• **Dataset**

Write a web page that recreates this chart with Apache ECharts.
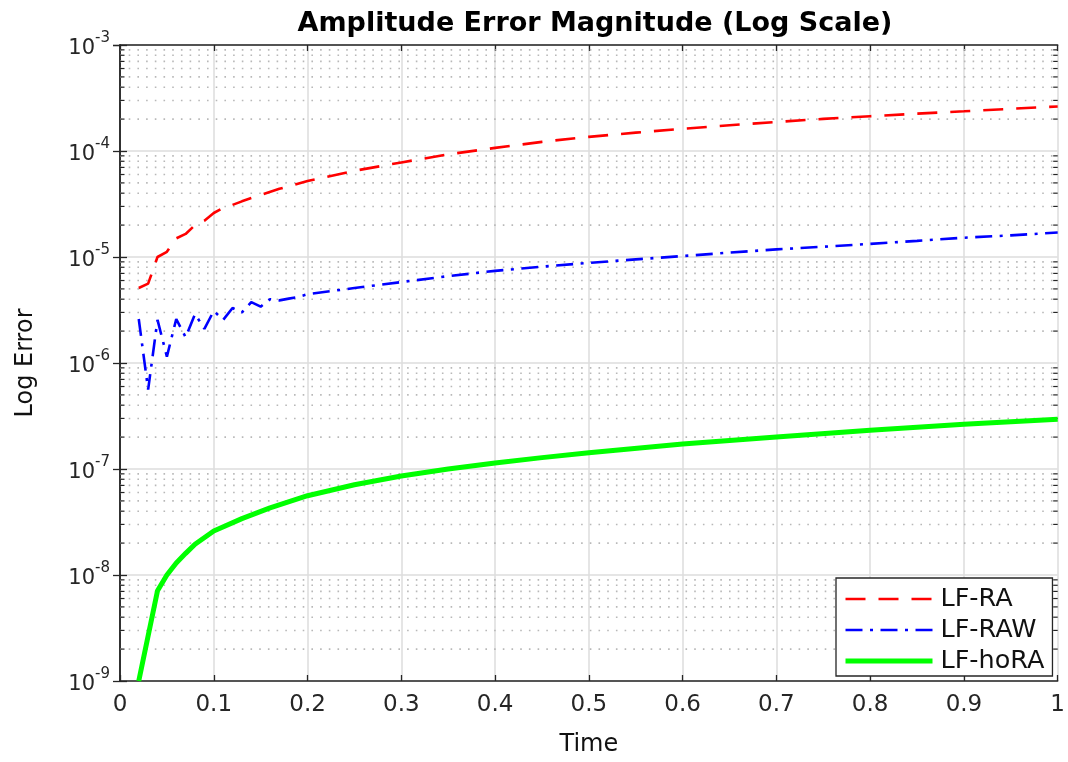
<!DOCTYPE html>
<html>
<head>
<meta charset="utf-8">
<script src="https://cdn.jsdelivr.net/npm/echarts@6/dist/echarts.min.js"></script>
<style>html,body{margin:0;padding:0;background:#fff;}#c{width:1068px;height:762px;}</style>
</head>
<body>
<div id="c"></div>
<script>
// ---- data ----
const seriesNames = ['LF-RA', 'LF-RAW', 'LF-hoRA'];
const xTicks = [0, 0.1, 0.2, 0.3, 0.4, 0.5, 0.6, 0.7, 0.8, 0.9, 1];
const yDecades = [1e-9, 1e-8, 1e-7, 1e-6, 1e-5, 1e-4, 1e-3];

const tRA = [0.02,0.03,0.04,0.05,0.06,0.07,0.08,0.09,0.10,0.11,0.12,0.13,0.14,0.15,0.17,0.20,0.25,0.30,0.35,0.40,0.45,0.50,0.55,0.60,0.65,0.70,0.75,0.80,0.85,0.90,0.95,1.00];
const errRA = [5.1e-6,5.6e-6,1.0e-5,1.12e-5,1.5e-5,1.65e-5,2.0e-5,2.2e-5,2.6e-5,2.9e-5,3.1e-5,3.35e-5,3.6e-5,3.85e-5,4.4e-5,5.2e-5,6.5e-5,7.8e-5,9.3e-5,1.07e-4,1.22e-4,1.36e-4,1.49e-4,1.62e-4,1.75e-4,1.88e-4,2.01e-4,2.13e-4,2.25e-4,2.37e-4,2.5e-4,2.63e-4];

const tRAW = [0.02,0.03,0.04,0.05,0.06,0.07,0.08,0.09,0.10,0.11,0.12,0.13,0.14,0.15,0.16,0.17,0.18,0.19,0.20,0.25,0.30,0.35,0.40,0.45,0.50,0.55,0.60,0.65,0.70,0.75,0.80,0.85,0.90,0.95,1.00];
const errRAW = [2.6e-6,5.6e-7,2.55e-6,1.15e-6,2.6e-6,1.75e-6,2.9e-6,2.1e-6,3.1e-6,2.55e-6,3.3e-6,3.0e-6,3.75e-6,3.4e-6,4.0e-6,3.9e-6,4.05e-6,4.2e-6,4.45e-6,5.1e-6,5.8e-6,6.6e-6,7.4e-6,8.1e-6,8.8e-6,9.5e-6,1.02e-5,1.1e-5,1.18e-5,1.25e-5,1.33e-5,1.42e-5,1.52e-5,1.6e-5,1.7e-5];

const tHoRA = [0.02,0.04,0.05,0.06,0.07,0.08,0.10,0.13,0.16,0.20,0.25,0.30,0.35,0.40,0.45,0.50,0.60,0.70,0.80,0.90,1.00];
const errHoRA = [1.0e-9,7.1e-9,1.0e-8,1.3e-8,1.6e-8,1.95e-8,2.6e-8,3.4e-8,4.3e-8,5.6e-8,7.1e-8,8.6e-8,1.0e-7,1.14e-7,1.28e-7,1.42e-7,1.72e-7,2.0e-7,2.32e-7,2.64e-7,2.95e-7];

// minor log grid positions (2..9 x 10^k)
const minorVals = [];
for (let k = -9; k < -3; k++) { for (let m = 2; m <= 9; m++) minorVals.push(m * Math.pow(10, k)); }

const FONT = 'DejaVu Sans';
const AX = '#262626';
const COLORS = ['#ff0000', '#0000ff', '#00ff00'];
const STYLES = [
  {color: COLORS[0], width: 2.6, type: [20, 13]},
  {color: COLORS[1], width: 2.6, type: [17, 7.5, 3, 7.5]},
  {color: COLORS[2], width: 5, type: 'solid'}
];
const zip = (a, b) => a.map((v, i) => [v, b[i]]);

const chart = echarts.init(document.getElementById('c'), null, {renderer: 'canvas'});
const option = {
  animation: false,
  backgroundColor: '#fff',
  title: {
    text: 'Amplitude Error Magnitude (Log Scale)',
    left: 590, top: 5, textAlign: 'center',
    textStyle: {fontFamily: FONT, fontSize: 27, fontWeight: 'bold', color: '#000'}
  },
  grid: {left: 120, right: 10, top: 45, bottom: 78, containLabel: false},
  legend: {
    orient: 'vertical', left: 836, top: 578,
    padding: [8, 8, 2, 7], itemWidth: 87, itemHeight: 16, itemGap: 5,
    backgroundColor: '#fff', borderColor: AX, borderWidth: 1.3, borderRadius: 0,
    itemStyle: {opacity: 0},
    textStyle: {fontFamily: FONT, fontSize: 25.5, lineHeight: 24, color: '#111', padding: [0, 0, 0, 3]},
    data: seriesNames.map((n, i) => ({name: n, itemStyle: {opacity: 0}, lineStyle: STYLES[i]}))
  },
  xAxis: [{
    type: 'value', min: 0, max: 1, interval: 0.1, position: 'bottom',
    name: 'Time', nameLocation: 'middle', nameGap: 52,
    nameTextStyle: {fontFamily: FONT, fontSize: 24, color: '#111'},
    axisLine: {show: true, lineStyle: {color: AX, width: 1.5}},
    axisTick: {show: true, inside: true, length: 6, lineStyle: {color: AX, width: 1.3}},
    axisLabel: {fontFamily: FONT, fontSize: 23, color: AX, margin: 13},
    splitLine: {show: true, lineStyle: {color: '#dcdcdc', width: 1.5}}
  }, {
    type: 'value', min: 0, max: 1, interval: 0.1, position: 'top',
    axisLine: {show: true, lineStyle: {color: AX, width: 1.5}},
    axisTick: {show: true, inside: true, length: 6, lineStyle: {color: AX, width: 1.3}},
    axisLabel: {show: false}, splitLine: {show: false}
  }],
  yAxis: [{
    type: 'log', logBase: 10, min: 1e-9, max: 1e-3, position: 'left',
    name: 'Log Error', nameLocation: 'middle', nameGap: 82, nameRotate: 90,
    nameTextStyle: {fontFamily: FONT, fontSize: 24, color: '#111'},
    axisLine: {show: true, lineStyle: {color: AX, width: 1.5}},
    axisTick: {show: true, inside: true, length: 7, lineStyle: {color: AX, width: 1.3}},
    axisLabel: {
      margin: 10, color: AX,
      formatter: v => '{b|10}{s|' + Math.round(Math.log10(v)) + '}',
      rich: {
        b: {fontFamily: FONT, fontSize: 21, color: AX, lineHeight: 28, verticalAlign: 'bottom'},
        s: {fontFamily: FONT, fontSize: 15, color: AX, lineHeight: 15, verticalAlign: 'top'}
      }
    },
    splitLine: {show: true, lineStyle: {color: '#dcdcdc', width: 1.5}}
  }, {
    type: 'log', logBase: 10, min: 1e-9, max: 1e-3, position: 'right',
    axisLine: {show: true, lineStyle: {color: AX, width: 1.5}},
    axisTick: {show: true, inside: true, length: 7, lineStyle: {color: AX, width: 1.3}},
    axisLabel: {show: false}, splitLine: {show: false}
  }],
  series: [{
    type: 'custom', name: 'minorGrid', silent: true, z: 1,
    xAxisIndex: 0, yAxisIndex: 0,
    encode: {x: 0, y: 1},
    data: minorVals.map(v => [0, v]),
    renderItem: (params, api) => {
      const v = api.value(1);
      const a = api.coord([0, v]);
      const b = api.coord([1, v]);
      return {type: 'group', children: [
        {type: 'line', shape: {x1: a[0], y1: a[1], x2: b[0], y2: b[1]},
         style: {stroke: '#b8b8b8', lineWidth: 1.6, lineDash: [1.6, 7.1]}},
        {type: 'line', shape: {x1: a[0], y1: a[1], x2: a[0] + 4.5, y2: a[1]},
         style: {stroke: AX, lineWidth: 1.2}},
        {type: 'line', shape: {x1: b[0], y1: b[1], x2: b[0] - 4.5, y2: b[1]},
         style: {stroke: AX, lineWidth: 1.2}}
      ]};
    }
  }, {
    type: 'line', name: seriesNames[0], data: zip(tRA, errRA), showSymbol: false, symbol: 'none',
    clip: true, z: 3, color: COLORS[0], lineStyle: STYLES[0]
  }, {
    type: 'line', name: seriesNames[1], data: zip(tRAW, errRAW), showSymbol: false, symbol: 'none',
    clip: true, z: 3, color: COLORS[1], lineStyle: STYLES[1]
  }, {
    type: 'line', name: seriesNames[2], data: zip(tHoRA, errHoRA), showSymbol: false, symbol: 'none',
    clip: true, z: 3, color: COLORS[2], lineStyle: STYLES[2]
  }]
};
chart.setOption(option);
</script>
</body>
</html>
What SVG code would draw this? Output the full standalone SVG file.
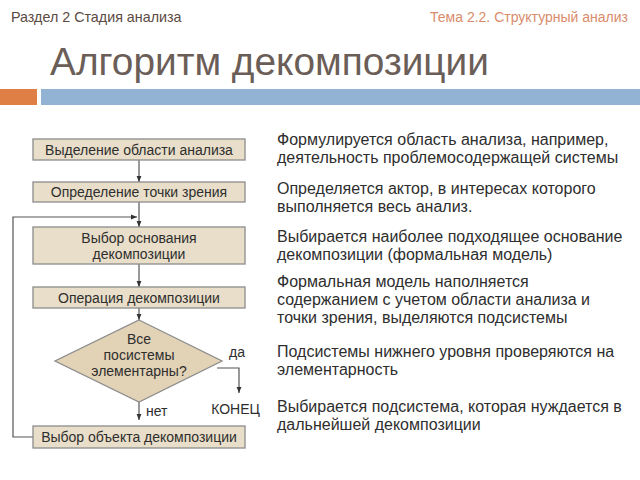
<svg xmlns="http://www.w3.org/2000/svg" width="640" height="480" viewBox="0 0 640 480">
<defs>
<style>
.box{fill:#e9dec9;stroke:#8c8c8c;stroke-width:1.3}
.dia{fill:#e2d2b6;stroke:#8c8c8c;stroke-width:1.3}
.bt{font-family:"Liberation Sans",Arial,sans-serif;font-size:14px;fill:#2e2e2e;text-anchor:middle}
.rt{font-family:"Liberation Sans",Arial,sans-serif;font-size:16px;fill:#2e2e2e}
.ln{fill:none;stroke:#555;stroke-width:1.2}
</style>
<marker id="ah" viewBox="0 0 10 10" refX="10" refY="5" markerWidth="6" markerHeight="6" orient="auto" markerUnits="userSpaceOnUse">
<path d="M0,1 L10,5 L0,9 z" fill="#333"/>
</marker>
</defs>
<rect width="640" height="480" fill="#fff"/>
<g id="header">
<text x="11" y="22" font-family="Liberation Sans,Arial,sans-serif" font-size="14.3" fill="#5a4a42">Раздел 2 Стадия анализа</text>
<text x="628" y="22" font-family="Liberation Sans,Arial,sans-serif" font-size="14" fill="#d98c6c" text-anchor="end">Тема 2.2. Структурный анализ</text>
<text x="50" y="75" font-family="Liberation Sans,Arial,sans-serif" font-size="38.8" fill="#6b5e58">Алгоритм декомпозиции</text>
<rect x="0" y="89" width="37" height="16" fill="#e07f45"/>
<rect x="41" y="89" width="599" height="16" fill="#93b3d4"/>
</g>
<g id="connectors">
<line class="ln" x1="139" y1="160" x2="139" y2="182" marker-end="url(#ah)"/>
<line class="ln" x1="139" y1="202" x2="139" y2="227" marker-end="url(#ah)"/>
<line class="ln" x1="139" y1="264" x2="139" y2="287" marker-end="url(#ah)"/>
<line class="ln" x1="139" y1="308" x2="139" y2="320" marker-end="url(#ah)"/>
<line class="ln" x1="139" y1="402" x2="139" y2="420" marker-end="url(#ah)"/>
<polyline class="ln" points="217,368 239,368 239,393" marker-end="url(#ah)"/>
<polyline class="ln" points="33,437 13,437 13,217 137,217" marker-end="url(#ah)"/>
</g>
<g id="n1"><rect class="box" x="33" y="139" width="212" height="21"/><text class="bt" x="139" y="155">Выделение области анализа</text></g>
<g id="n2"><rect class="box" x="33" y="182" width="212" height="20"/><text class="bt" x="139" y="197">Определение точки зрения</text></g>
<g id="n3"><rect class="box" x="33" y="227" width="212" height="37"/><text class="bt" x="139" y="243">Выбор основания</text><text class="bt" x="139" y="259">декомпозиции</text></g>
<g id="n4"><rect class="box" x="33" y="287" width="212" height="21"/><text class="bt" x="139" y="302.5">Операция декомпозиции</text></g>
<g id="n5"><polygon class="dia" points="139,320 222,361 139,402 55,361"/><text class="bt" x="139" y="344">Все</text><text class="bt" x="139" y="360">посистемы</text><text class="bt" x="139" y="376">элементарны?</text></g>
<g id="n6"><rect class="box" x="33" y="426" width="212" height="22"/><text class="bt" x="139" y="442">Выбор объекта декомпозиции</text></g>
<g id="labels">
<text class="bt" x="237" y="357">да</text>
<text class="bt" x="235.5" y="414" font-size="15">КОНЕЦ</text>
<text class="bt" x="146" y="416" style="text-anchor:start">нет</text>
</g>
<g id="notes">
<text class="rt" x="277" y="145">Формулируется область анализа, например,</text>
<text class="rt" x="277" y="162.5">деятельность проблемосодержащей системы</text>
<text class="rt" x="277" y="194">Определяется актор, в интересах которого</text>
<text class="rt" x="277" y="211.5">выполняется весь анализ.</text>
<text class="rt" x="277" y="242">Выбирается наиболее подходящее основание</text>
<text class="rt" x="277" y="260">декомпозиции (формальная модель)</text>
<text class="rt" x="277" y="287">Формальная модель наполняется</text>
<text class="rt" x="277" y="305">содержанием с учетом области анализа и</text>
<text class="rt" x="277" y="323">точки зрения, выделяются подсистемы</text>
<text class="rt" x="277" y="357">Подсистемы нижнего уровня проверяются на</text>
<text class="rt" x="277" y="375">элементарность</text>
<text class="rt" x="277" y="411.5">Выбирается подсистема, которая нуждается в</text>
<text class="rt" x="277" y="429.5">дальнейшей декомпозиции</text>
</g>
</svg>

• **Goal**
Hand back the exact lines from the start of the entries to the line with "const zip = (a, b)", both ends kept and pictures left out.

• **Complete response**
Write a web page that recreates this chart with Apache ECharts.
<!DOCTYPE html>
<html>
<head>
<meta charset="utf-8">
<script src="https://cdn.jsdelivr.net/npm/echarts@6/dist/echarts.min.js"></script>
<style>html,body{margin:0;padding:0;background:#fff;}#c{width:1068px;height:762px;}</style>
</head>
<body>
<div id="c"></div>
<script>
// ---- data ----
const seriesNames = ['LF-RA', 'LF-RAW', 'LF-hoRA'];
const xTicks = [0, 0.1, 0.2, 0.3, 0.4, 0.5, 0.6, 0.7, 0.8, 0.9, 1];
const yDecades = [1e-9, 1e-8, 1e-7, 1e-6, 1e-5, 1e-4, 1e-3];

const tRA = [0.02,0.03,0.04,0.05,0.06,0.07,0.08,0.09,0.10,0.11,0.12,0.13,0.14,0.15,0.17,0.20,0.25,0.30,0.35,0.40,0.45,0.50,0.55,0.60,0.65,0.70,0.75,0.80,0.85,0.90,0.95,1.00];
const errRA = [5.1e-6,5.6e-6,1.0e-5,1.12e-5,1.5e-5,1.65e-5,2.0e-5,2.2e-5,2.6e-5,2.9e-5,3.1e-5,3.35e-5,3.6e-5,3.85e-5,4.4e-5,5.2e-5,6.5e-5,7.8e-5,9.3e-5,1.07e-4,1.22e-4,1.36e-4,1.49e-4,1.62e-4,1.75e-4,1.88e-4,2.01e-4,2.13e-4,2.25e-4,2.37e-4,2.5e-4,2.63e-4];

const tRAW = [0.02,0.03,0.04,0.05,0.06,0.07,0.08,0.09,0.10,0.11,0.12,0.13,0.14,0.15,0.16,0.17,0.18,0.19,0.20,0.25,0.30,0.35,0.40,0.45,0.50,0.55,0.60,0.65,0.70,0.75,0.80,0.85,0.90,0.95,1.00];
const errRAW = [2.6e-6,5.6e-7,2.55e-6,1.15e-6,2.6e-6,1.75e-6,2.9e-6,2.1e-6,3.1e-6,2.55e-6,3.3e-6,3.0e-6,3.75e-6,3.4e-6,4.0e-6,3.9e-6,4.05e-6,4.2e-6,4.45e-6,5.1e-6,5.8e-6,6.6e-6,7.4e-6,8.1e-6,8.8e-6,9.5e-6,1.02e-5,1.1e-5,1.18e-5,1.25e-5,1.33e-5,1.42e-5,1.52e-5,1.6e-5,1.7e-5];

const tHoRA = [0.02,0.04,0.05,0.06,0.07,0.08,0.10,0.13,0.16,0.20,0.25,0.30,0.35,0.40,0.45,0.50,0.60,0.70,0.80,0.90,1.00];
const errHoRA = [1.0e-9,7.1e-9,1.0e-8,1.3e-8,1.6e-8,1.95e-8,2.6e-8,3.4e-8,4.3e-8,5.6e-8,7.1e-8,8.6e-8,1.0e-7,1.14e-7,1.28e-7,1.42e-7,1.72e-7,2.0e-7,2.32e-7,2.64e-7,2.95e-7];

// minor log grid positions (2..9 x 10^k)
const minorVals = [];
for (let k = -9; k < -3; k++) { for (let m = 2; m <= 9; m++) minorVals.push(m * Math.pow(10, k)); }

const FONT = 'DejaVu Sans';
const AX = '#262626';
const COLORS = ['#ff0000', '#0000ff', '#00ff00'];
const STYLES = [
  {color: COLORS[0], width: 2.6, type: [20, 13]},
  {color: COLORS[1], width: 2.6, type: [17, 7.5, 3, 7.5]},
  {color: COLORS[2], width: 5, type: 'solid'}
];
const zip = (a, b) => a.map((v, i) => [v, b[i]]);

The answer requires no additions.